Socrates was an interesting character. He had a thick, meaty face and soupy guttural voice, like a peasant, but today, he is considered to be the father of western philosophy.
In the ancient Greek capital of Athens, Socrates was considered to be a fountain of all knowledge, to which men came from far and wide to learn. They would sit at his feet and he would ask those questions all day.
“Why do you think so?”
“What is the cause?”
“What would you have done?”
Through their attempts to seek answers, the students eventually learnt far more than they imagined possible.
Socrates recognised the power of the question and its ability to unlock the solutions to all of life’s problems. It is this simple lesson that I want to share with you today.
A question is a request for knowledge. The solutions we seek to all our problems will all be provided if we learn to ask the right questions.
In Ghana, we are not raised to ask questions. We are taught to accept whatever our elders or our betters tell us, “without question”. They tell us to “obey before complain”. They say a curious child is an insolent child, and so they teach us not to talk back. This still happens, by the way, because you and I are the parents of today, and this is how we were taught by our own parents.
As a society, we are literally teaching our children NOT to seek knowledge. In this age, where the rest of the world is competing for supremacy through the acquisition and sharing of information, we are depriving our future generations of the one tool that will make them competitive – the culture of curiosity.

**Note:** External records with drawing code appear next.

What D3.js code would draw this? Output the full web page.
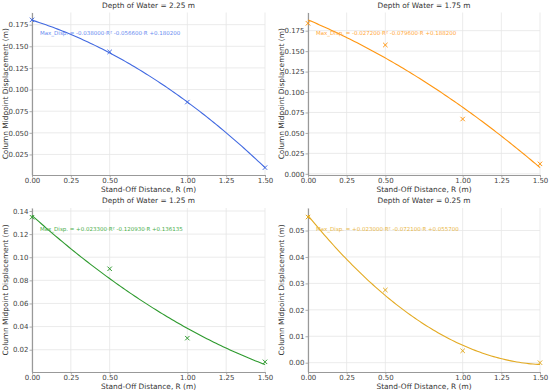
<!DOCTYPE html>
<html>
<head>
<meta charset="utf-8">
<script src="https://cdn.jsdelivr.net/npm/d3@7"></script>
<style>
  body { margin: 0; background: #fff; }
  text { font-family: "DejaVu Sans", sans-serif; }
</style>
</head>
<body>
<svg id="chart" width="550" height="391"></svg>
<script>
var width = 550,
    height = 391;

// data
var depths = ["2.25", "1.75", "1.25", "0.25"];
var distances = [0, 0.5, 1.0, 1.5];
var disp225 = [0.1805, 0.1435, 0.0855, 0.0098];
var disp175 = [0.1840, 0.1575, 0.0670, 0.0122];
var disp125 = [0.1346, 0.0900, 0.0300, 0.0095];
var disp025 = [0.0551, 0.0275, 0.0045, 0.0000];
// quadratic fit coefficients [a, b, c] : a R^2 + b R + c
var fit225 = [-0.038000, -0.056600, 0.180200];
var fit175 = [-0.027200, -0.079600, 0.188200];
var fit125 = [0.023300, -0.120930, 0.136135];
var fit025 = [0.023000, -0.072100, 0.055700];
var xTicks = [0, 0.25, 0.5, 1.0, 1.25, 1.5];
var yTicks225 = [0.025, 0.05, 0.075, 0.1, 0.125, 0.15, 0.175];
var yTicks175 = [0, 0.025, 0.05, 0.075, 0.1, 0.125, 0.15, 0.175];
var yTicks125 = [0.02, 0.04, 0.06, 0.08, 0.1, 0.12, 0.14];
var yTicks025 = [0, 0.01, 0.02, 0.03, 0.04, 0.05];

var panels = [
  {depth: depths[0], ys: disp225, fit: fit225, ticks: yTicks225, fmt: ".3f", color: "#4169e1", text: "#6a8cf0", col: 0, row: 0},
  {depth: depths[1], ys: disp175, fit: fit175, ticks: yTicks175, fmt: ".3f", color: "#ff9610", text: "#ffa83c", col: 1, row: 0},
  {depth: depths[2], ys: disp125, fit: fit125, ticks: yTicks125, fmt: ".2f", color: "#2e9a2e", text: "#4aae4a", col: 0, row: 1},
  {depth: depths[3], ys: disp025, fit: fit025, ticks: yTicks025, fmt: ".2f", color: "#e3aa22", text: "#e9b848", col: 1, row: 1}
];

var colX = [[32, 265], [308, 540]],
    rowY = [[12.5, 175], [208, 372]];

var svg = d3.select("#chart");

var evalFit = function(f, r) {
  return f[0] * r * r + f[1] * r + f[2];
};

var locale = d3.formatLocale({decimal: ".", thousands: ",", grouping: [3], currency: ["", ""], minus: "-"});
var sign = locale.format("+.6f");

panels.forEach(function(p) {
  var x0 = colX[p.col][0], x1 = colX[p.col][1],
      y0 = rowY[p.row][0], y1 = rowY[p.row][1];

  var curve = d3.range(0, 101).map(function(i) {
    var r = 1.5 * i / 100;
    return [r, evalFit(p.fit, r)];
  });

  var all = p.ys.concat(curve.map(function(d) { return d[1]; }));
  var ext = d3.extent(all),
      pad = (ext[1] - ext[0]) * 0.05;

  var x = d3.scaleLinear().domain([0, 1.5]).range([x0, x1]);
  var y = d3.scaleLinear().domain([ext[0] - pad, ext[1] + pad]).range([y1, y0]);

  var g = svg.append("g");

  // grid
  g.selectAll(".vgrid").data(xTicks).enter().append("line")
      .attr("x1", function(d) { return x(d); })
      .attr("x2", function(d) { return x(d); })
      .attr("y1", y0).attr("y2", y1)
      .attr("stroke", "#e6e6e6").attr("stroke-width", 0.8);

  g.selectAll(".hgrid").data(p.ticks).enter().append("line")
      .attr("x1", x0).attr("x2", x1)
      .attr("y1", function(d) { return y(d); })
      .attr("y2", function(d) { return y(d); })
      .attr("stroke", "#e6e6e6").attr("stroke-width", 0.8);

  // axes
  var xAxis = d3.axisBottom(x).tickValues(xTicks).tickFormat(d3.format(".2f"))
      .tickSizeInner(2.5).tickSizeOuter(0).tickPadding(0.5);
  var yAxis = d3.axisLeft(y).tickValues(p.ticks).tickFormat(d3.format(p.fmt))
      .tickSizeInner(2.5).tickSizeOuter(0).tickPadding(1);

  var gx = g.append("g").attr("transform", "translate(0," + y1 + ")").call(xAxis);
  var gy = g.append("g").attr("transform", "translate(" + x0 + ",0)").call(yAxis);

  [gx, gy].forEach(function(a) {
    a.select(".domain").attr("stroke", "#999").attr("stroke-width", 1.2);
    a.selectAll(".tick line").attr("stroke", "#999").attr("stroke-width", 0.8);
    a.selectAll(".tick text").attr("fill", "#444").style("font-size", "7px");
  });

  // fit curve
  var line = d3.line()
      .x(function(d) { return x(d[0]); })
      .y(function(d) { return y(d[1]); });

  g.append("path")
      .datum(curve)
      .attr("d", line)
      .attr("fill", "none")
      .attr("stroke", p.color)
      .attr("stroke-width", 1.1);

  // data points
  var s = 2.2;
  g.selectAll(".pt").data(p.ys).enter().append("path")
      .attr("d", function(d, i) {
        var cx = x(distances[i]), cy = y(d);
        return "M" + (cx - s) + "," + (cy - s) + "L" + (cx + s) + "," + (cy + s) +
               "M" + (cx - s) + "," + (cy + s) + "L" + (cx + s) + "," + (cy - s);
      })
      .attr("stroke", p.color)
      .attr("stroke-width", 1);

  // equation
  g.append("text")
      .attr("x", x0 + 8)
      .attr("y", y0 + 22.5)
      .attr("fill", p.text)
      .style("font-size", "5.5px")
      .text("Max_Disp. = " + sign(p.fit[0]) + "·R² " + sign(p.fit[1]) + "·R " + sign(p.fit[2]));

  // title and labels
  g.append("text")
      .attr("x", (x0 + x1) / 2)
      .attr("y", y0 - 5)
      .attr("text-anchor", "middle")
      .attr("fill", "#333")
      .style("font-size", "7.4px")
      .text("Depth of Water = " + p.depth + " m");

  g.append("text")
      .attr("x", (x0 + x1) / 2)
      .attr("y", y1 + 17.3)
      .attr("text-anchor", "middle")
      .attr("fill", "#333")
      .style("font-size", "7.4px")
      .text("Stand-Off Distance, R (m)");

  g.append("text")
      .attr("transform", "translate(" + (x0 - 24.5) + "," + ((y0 + y1) / 2) + ") rotate(-90)")
      .attr("text-anchor", "middle")
      .attr("fill", "#333")
      .style("font-size", "7.4px")
      .text("Column Midpoint Displacement (m)");
});
</script>
</body>
</html>
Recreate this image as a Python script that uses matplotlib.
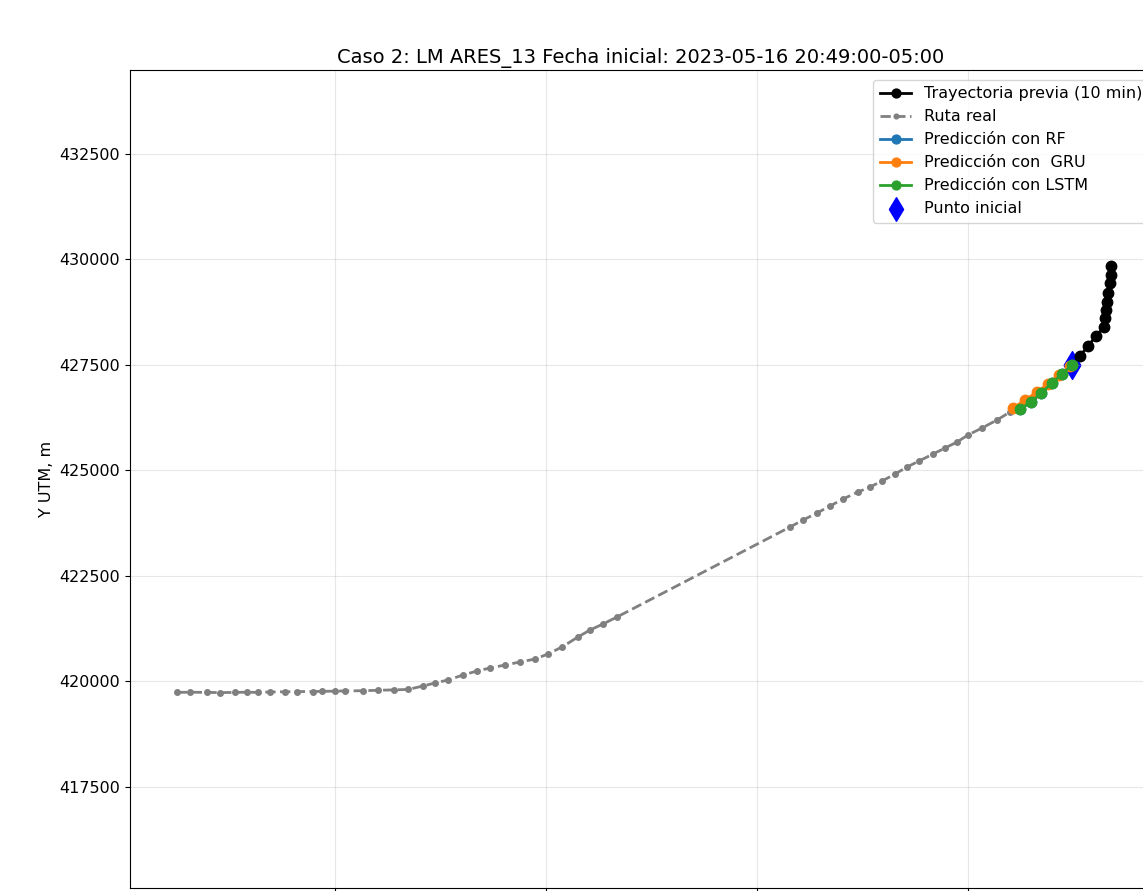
import matplotlib
matplotlib.use("Agg")
import matplotlib.pyplot as plt

# Observed route (UTM, m)
ruta_x = [456256, 456564, 456967, 457275, 457630, 457915, 458175, 458460, 458815,
          459100, 459479, 459692, 460000, 460237, 460664, 461019, 461398, 461730,
          462085, 462370, 462678, 463033, 463365, 463673, 464028, 464384, 464739,
          465047, 465379, 465758, 466043, 466351, 466683, 470782, 471090, 471422,
          471730, 472038, 472394, 472678, 472962, 473270, 473555, 473839, 474171,
          474455, 474740, 475000, 475332, 475687, 475995, 476280, 476540, 476777,
          477014, 477251, 477465]
ruta_y = [419730, 419735, 419730, 419725, 419730, 419735, 419730, 419740, 419745,
          419750, 419750, 419755, 419760, 419765, 419770, 419780, 419790, 419800,
          419882, 419953, 420024, 420142, 420237, 420308, 420379, 420450, 420521,
          420640, 420806, 421043, 421209, 421351, 421517, 423649, 423815, 423981,
          424147, 424313, 424479, 424597, 424739, 424905, 425071, 425213, 425379,
          425521, 425663, 425830, 425996, 426185, 426374, 426541, 426707, 426896,
          427109, 427299, 427488]

# Previous 10 minutes of trajectory
previa_x = [478389, 478389, 478365, 478318, 478294, 478270, 478247, 478223, 478033,
            477844, 477654, 477465]
previa_y = [429834, 429621, 429431, 429194, 428981, 428792, 428602, 428389, 428175,
            427938, 427702, 427488]

# Model predictions
rf_x = [477465, 477230, 476990, 476732, 476495, 476235]
rf_y = [427488, 427272, 427060, 426822, 426610, 426444]
gru_x = [477417, 477157, 476896, 476635, 476351, 476067]
gru_y = [427465, 427251, 427038, 426848, 426659, 426469]
lstm_x = [477465, 477228, 476991, 476730, 476493, 476232]
lstm_y = [427488, 427275, 427062, 426825, 426611, 426446]

inicio_x = [477465]
inicio_y = [427488]

y_ticks = [417500, 420000, 422500, 425000, 427500, 430000, 432500]
x_ticks = [460000, 465000, 470000, 475000]

fs = 11.5
fig = plt.figure(figsize=(11.43, 8.91), dpi=100)
ax = fig.add_axes([130 / 1143, 3 / 891, (1152 - 130) / 1143, (888 - 70) / 891])

ax.plot(previa_x, previa_y, "o-", color="black", lw=2, ms=7.5,
        label="Trayectoria previa (10 min)")
ax.plot(ruta_x, ruta_y, ".--", color="gray", lw=2, ms=8, label="Ruta real")
ax.plot(rf_x, rf_y, "o-", color="C0", lw=2, ms=7.5, label="Predicción con RF")
ax.plot(gru_x, gru_y, "o-", color="C1", lw=2, ms=7.5, label="Predicción con  GRU")
ax.plot(lstm_x, lstm_y, "o-", color="C2", lw=2, ms=7.5, label="Predicción con LSTM")
ax.scatter(inicio_x, inicio_y, marker="d", s=200, color="blue", label="Punto inicial")

ax.set_xlim(455142, 479360)
ax.set_ylim(415095, 434479)
ax.set_xticks(x_ticks)
ax.set_xticklabels([])
ax.set_yticks(y_ticks)
ax.tick_params(labelsize=fs)
ax.grid(True, alpha=0.3)
ax.set_ylabel("Y UTM, m", fontsize=fs)
ax.set_title("Caso 2: LM ARES_13 Fecha inicial: 2023-05-16 20:49:00-05:00",
             fontsize=14, pad=5)
ax.legend(loc="upper right", bbox_to_anchor=(1 + 5 / 1022, 1 - 2 / 818),
          fontsize=fs, markerscale=0.85)

fig.savefig("out.png", dpi=100)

It was curiosity that got man onto the moon. It was curiosity that brought us electricity. Curiosity led to the discovery and invention of aircraft, antibiotics, gravity, the telephone, the automobile, the internet, and all the other amazing things that have changed the world, and evolved the way in which things are done.
While all this has been going on, we in this part of the world have been teaching our children not to speak unless they are spoken to. Well, here’s a question: why? Because it’s rude?
Even as adults, we subject each other to the same handicaps. When I ask tough questions of our leaders, I’m told by some that I “don’t respect”. We are ok with their incompetence, inefficiency and insensitivity to our plight. None of that is disrespectful to us, but how dare we demand accountability from them? How dare we question them?
Socrates, one of the smartest men who ever lived, said, “As for me, all I know is that I know nothing”.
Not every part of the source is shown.